— PROBLEM TO SOLVE —
Exclude pictures. Extract exactly the lines from the one that contains "Rebuild this diagram" down to the one that contains "(710,925) -- cycle;", both included.

— EXTRACTED ENTRIES —
◇ ◇ ◇ ◇ ◇
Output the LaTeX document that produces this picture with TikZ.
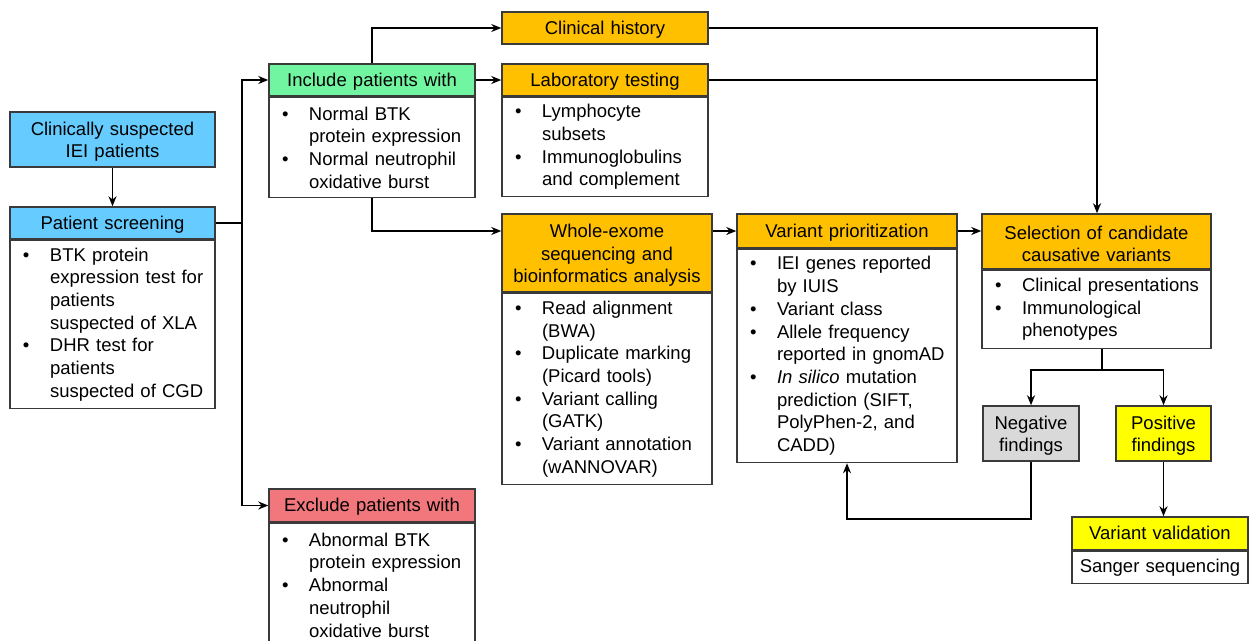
◇ ◇ ◇ ◇ ◇
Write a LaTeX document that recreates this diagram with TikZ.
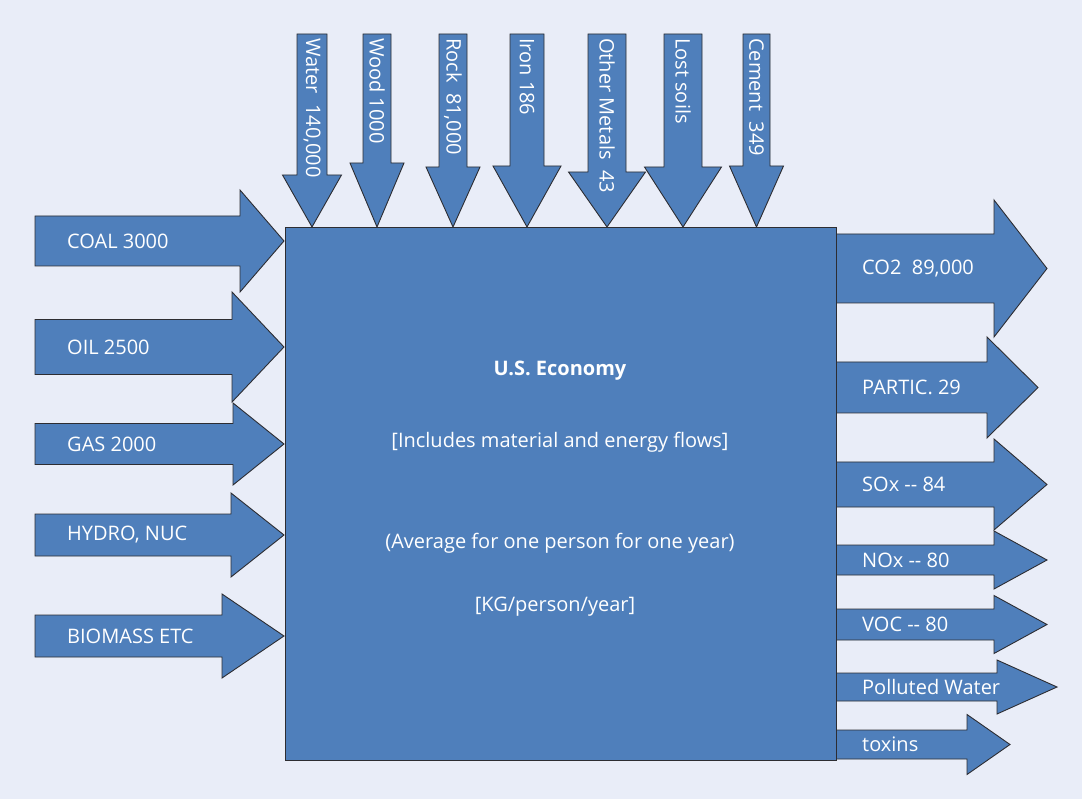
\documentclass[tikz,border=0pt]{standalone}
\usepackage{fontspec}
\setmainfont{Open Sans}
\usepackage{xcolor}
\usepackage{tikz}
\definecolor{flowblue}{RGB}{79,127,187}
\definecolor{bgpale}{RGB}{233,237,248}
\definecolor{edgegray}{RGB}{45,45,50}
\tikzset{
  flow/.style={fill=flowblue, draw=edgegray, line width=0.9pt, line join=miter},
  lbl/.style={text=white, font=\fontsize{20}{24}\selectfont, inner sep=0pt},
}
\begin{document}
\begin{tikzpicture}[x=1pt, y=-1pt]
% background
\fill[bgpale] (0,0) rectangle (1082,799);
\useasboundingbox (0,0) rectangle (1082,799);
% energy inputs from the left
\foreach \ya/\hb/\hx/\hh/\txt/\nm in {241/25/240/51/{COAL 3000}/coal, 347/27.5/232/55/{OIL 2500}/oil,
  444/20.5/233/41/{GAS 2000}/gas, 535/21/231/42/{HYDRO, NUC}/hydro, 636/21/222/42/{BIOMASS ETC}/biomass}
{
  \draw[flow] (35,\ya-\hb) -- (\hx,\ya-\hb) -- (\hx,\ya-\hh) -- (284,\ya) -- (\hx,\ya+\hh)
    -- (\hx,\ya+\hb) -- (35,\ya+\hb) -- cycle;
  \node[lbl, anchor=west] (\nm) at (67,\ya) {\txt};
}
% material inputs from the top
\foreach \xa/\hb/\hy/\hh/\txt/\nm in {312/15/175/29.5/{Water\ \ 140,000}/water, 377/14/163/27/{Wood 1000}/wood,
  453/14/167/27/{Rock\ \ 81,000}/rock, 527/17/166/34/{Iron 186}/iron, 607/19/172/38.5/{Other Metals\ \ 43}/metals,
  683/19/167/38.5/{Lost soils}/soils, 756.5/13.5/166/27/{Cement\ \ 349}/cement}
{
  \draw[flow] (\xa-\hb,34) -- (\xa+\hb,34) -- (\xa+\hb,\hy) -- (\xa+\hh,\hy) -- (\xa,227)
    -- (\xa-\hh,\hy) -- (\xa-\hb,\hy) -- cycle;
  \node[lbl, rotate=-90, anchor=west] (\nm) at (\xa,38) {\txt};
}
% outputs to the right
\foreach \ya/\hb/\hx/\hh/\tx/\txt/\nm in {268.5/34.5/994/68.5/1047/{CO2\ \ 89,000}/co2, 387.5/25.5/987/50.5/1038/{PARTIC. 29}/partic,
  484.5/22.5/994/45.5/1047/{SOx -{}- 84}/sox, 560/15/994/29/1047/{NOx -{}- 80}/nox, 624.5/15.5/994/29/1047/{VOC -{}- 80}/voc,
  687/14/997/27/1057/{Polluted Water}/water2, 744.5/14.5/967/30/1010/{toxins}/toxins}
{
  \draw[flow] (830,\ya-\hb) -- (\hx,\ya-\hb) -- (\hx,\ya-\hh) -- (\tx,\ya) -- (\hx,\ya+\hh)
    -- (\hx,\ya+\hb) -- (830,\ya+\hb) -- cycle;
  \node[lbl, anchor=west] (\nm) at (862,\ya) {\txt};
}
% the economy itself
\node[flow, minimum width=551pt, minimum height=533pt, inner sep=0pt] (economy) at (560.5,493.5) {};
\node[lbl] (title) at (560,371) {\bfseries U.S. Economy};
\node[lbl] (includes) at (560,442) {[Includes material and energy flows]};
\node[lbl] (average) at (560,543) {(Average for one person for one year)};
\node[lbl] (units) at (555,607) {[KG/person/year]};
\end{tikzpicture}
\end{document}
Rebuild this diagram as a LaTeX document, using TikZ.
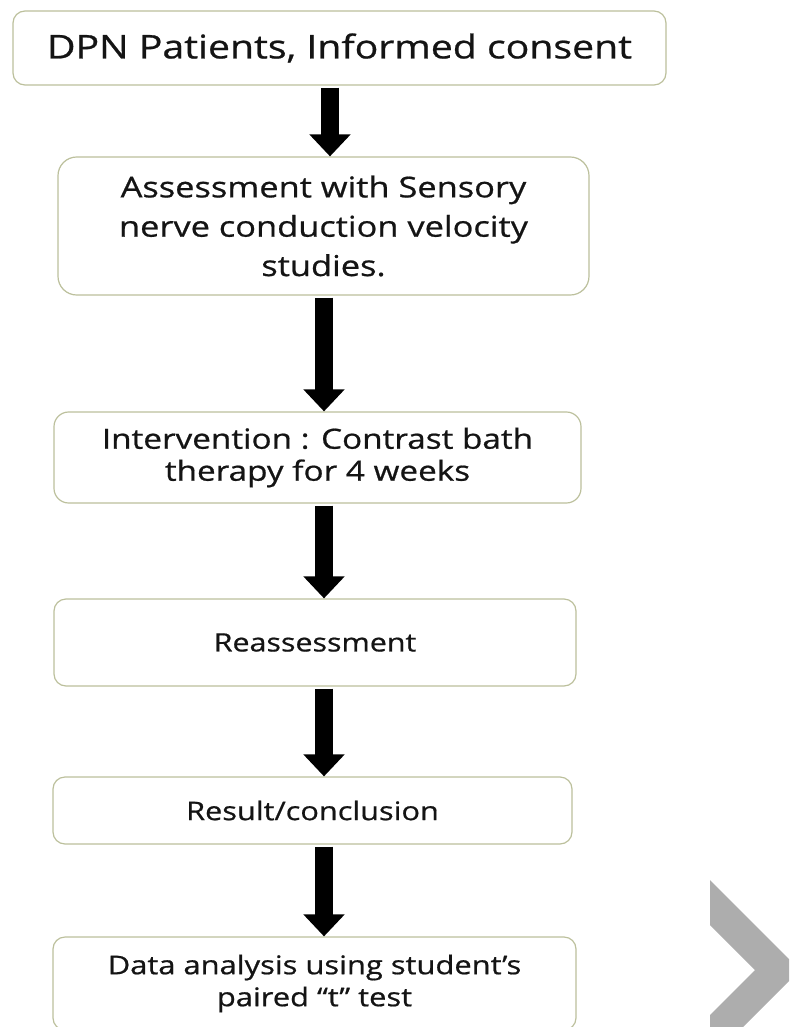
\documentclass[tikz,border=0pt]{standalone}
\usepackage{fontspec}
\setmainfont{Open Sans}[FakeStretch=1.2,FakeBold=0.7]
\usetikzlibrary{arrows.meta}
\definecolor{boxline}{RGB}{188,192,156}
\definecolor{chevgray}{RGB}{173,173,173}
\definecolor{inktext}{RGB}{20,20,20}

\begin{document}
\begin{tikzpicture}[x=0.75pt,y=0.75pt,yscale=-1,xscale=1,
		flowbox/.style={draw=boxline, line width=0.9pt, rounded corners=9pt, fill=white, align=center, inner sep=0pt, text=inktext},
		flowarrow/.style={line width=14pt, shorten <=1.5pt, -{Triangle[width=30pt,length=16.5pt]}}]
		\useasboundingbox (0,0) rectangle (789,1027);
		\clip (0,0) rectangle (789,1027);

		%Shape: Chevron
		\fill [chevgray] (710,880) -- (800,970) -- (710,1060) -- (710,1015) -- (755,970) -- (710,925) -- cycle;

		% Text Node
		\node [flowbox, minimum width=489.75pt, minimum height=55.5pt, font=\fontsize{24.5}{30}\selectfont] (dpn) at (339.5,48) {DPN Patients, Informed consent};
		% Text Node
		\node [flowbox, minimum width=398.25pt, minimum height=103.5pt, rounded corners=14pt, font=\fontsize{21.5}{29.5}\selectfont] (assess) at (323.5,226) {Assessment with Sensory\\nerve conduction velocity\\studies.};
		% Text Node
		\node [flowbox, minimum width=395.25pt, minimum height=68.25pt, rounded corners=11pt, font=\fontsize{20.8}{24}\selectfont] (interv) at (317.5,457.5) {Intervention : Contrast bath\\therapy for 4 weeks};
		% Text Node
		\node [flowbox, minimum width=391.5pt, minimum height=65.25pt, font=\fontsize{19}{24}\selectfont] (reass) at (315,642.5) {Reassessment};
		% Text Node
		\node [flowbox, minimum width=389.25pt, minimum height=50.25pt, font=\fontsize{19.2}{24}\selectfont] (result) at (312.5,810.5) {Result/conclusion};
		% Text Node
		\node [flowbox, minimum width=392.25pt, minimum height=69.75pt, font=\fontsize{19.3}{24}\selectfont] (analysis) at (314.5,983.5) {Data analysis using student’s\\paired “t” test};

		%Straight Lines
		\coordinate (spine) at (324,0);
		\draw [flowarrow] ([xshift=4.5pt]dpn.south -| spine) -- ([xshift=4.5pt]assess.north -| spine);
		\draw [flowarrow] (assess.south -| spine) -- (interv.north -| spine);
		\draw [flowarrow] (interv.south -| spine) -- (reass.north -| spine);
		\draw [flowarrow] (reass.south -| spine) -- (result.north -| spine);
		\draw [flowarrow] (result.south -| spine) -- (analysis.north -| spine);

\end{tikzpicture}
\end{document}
◇ ◇ ◇ ◇ ◇
— FINAL ANSWER —
Rebuild this diagram as a LaTeX document, using TikZ.
\documentclass[tikz,border=0pt]{standalone}
\usepackage{fontspec}
\setmainfont{Open Sans}[FakeStretch=1.2,FakeBold=0.7]
\usetikzlibrary{arrows.meta}
\definecolor{boxline}{RGB}{188,192,156}
\definecolor{chevgray}{RGB}{173,173,173}
\definecolor{inktext}{RGB}{20,20,20}

\begin{document}
\begin{tikzpicture}[x=0.75pt,y=0.75pt,yscale=-1,xscale=1,
		flowbox/.style={draw=boxline, line width=0.9pt, rounded corners=9pt, fill=white, align=center, inner sep=0pt, text=inktext},
		flowarrow/.style={line width=14pt, shorten <=1.5pt, -{Triangle[width=30pt,length=16.5pt]}}]
		\useasboundingbox (0,0) rectangle (789,1027);
		\clip (0,0) rectangle (789,1027);

		%Shape: Chevron
		\fill [chevgray] (710,880) -- (800,970) -- (710,1060) -- (710,1015) -- (755,970) -- (710,925) -- cycle;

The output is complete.